[Direction]
Extract the whole listing as it stands. Do not include the pictures.
◆ ◆ ◆ ◆ ◆
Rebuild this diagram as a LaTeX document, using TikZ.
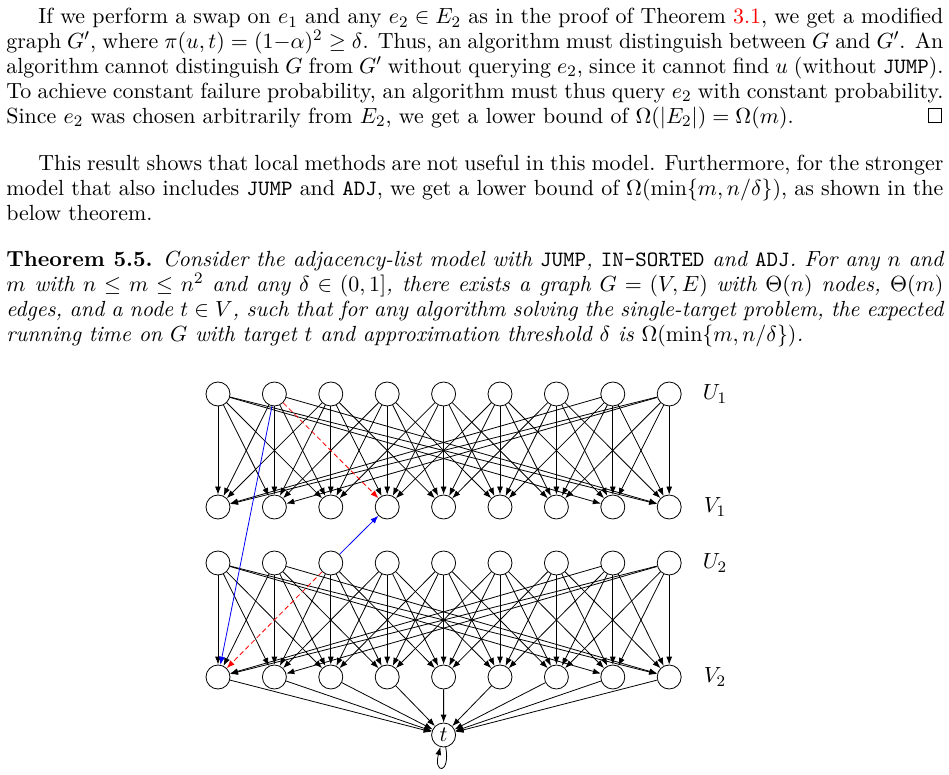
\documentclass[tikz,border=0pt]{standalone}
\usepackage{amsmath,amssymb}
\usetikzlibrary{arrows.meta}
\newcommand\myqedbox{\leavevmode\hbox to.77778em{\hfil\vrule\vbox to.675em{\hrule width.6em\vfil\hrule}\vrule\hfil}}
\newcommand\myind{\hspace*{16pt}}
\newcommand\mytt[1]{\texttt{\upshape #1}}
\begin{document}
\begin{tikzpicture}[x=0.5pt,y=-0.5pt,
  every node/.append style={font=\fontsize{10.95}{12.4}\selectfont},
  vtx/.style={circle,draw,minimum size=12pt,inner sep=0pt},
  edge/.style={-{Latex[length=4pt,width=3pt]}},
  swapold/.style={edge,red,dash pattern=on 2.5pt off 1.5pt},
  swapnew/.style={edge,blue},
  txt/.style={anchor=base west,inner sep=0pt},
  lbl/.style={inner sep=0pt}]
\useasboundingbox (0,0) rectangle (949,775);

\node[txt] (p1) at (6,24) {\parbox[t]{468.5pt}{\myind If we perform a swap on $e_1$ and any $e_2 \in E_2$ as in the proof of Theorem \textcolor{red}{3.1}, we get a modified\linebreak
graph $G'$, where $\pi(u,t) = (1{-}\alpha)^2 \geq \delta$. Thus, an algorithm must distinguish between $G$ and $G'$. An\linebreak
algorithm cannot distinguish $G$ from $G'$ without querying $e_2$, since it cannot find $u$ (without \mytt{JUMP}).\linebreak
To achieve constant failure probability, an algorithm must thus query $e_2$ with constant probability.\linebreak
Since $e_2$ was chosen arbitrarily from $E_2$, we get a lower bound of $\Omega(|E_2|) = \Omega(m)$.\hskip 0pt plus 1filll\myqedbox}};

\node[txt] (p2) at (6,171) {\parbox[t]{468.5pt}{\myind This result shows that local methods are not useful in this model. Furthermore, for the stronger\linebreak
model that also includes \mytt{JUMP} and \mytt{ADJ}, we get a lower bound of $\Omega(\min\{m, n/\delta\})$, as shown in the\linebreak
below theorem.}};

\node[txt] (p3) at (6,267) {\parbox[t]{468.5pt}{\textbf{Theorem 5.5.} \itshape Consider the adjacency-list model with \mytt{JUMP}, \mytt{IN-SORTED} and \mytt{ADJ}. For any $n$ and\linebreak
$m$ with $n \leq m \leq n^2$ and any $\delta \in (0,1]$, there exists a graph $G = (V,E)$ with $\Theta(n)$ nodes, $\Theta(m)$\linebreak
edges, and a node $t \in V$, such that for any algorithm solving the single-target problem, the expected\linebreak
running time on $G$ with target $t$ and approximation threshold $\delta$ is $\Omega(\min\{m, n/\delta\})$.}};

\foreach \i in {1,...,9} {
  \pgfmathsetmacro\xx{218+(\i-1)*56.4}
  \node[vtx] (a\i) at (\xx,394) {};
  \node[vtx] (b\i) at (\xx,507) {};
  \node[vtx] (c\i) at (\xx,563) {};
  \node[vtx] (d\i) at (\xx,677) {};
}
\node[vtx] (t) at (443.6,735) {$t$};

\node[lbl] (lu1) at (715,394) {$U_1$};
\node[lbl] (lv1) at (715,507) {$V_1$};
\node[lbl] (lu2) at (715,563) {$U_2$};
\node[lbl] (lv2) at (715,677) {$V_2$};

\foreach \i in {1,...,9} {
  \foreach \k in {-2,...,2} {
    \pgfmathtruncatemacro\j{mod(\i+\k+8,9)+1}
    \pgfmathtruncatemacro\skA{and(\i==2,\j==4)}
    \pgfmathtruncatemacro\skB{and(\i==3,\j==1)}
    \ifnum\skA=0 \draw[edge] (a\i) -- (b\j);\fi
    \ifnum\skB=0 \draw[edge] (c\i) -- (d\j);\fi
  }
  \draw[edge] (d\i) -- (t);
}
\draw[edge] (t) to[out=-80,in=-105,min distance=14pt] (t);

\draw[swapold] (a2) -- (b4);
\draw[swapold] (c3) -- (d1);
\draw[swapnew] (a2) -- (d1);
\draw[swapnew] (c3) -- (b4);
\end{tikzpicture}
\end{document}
◆ ◆ ◆ ◆ ◆
[Answer to this task]
Rebuild this diagram as a LaTeX document, using TikZ.
\documentclass[tikz,border=0pt]{standalone}
\usepackage{amsmath,amssymb}
\usetikzlibrary{arrows.meta}
\newcommand\myqedbox{\leavevmode\hbox to.77778em{\hfil\vrule\vbox to.675em{\hrule width.6em\vfil\hrule}\vrule\hfil}}
\newcommand\myind{\hspace*{16pt}}
\newcommand\mytt[1]{\texttt{\upshape #1}}
\begin{document}
\begin{tikzpicture}[x=0.5pt,y=-0.5pt,
  every node/.append style={font=\fontsize{10.95}{12.4}\selectfont},
  vtx/.style={circle,draw,minimum size=12pt,inner sep=0pt},
  edge/.style={-{Latex[length=4pt,width=3pt]}},
  swapold/.style={edge,red,dash pattern=on 2.5pt off 1.5pt},
  swapnew/.style={edge,blue},
  txt/.style={anchor=base west,inner sep=0pt},
  lbl/.style={inner sep=0pt}]
\useasboundingbox (0,0) rectangle (949,775);

\node[txt] (p1) at (6,24) {\parbox[t]{468.5pt}{\myind If we perform a swap on $e_1$ and any $e_2 \in E_2$ as in the proof of Theorem \textcolor{red}{3.1}, we get a modified\linebreak
graph $G'$, where $\pi(u,t) = (1{-}\alpha)^2 \geq \delta$. Thus, an algorithm must distinguish between $G$ and $G'$. An\linebreak
algorithm cannot distinguish $G$ from $G'$ without querying $e_2$, since it cannot find $u$ (without \mytt{JUMP}).\linebreak
To achieve constant failure probability, an algorithm must thus query $e_2$ with constant probability.\linebreak
Since $e_2$ was chosen arbitrarily from $E_2$, we get a lower bound of $\Omega(|E_2|) = \Omega(m)$.\hskip 0pt plus 1filll\myqedbox}};

\node[txt] (p2) at (6,171) {\parbox[t]{468.5pt}{\myind This result shows that local methods are not useful in this model. Furthermore, for the stronger\linebreak
model that also includes \mytt{JUMP} and \mytt{ADJ}, we get a lower bound of $\Omega(\min\{m, n/\delta\})$, as shown in the\linebreak
below theorem.}};

\node[txt] (p3) at (6,267) {\parbox[t]{468.5pt}{\textbf{Theorem 5.5.} \itshape Consider the adjacency-list model with \mytt{JUMP}, \mytt{IN-SORTED} and \mytt{ADJ}. For any $n$ and\linebreak
$m$ with $n \leq m \leq n^2$ and any $\delta \in (0,1]$, there exists a graph $G = (V,E)$ with $\Theta(n)$ nodes, $\Theta(m)$\linebreak
edges, and a node $t \in V$, such that for any algorithm solving the single-target problem, the expected\linebreak
running time on $G$ with target $t$ and approximation threshold $\delta$ is $\Omega(\min\{m, n/\delta\})$.}};

\foreach \i in {1,...,9} {
  \pgfmathsetmacro\xx{218+(\i-1)*56.4}
  \node[vtx] (a\i) at (\xx,394) {};
  \node[vtx] (b\i) at (\xx,507) {};
  \node[vtx] (c\i) at (\xx,563) {};
  \node[vtx] (d\i) at (\xx,677) {};
}
\node[vtx] (t) at (443.6,735) {$t$};

\node[lbl] (lu1) at (715,394) {$U_1$};
\node[lbl] (lv1) at (715,507) {$V_1$};
\node[lbl] (lu2) at (715,563) {$U_2$};
\node[lbl] (lv2) at (715,677) {$V_2$};

\foreach \i in {1,...,9} {
  \foreach \k in {-2,...,2} {
    \pgfmathtruncatemacro\j{mod(\i+\k+8,9)+1}
    \pgfmathtruncatemacro\skA{and(\i==2,\j==4)}
    \pgfmathtruncatemacro\skB{and(\i==3,\j==1)}
    \ifnum\skA=0 \draw[edge] (a\i) -- (b\j);\fi
    \ifnum\skB=0 \draw[edge] (c\i) -- (d\j);\fi
  }
  \draw[edge] (d\i) -- (t);
}
\draw[edge] (t) to[out=-80,in=-105,min distance=14pt] (t);

\draw[swapold] (a2) -- (b4);
\draw[swapold] (c3) -- (d1);
\draw[swapnew] (a2) -- (d1);
\draw[swapnew] (c3) -- (b4);
\end{tikzpicture}
\end{document}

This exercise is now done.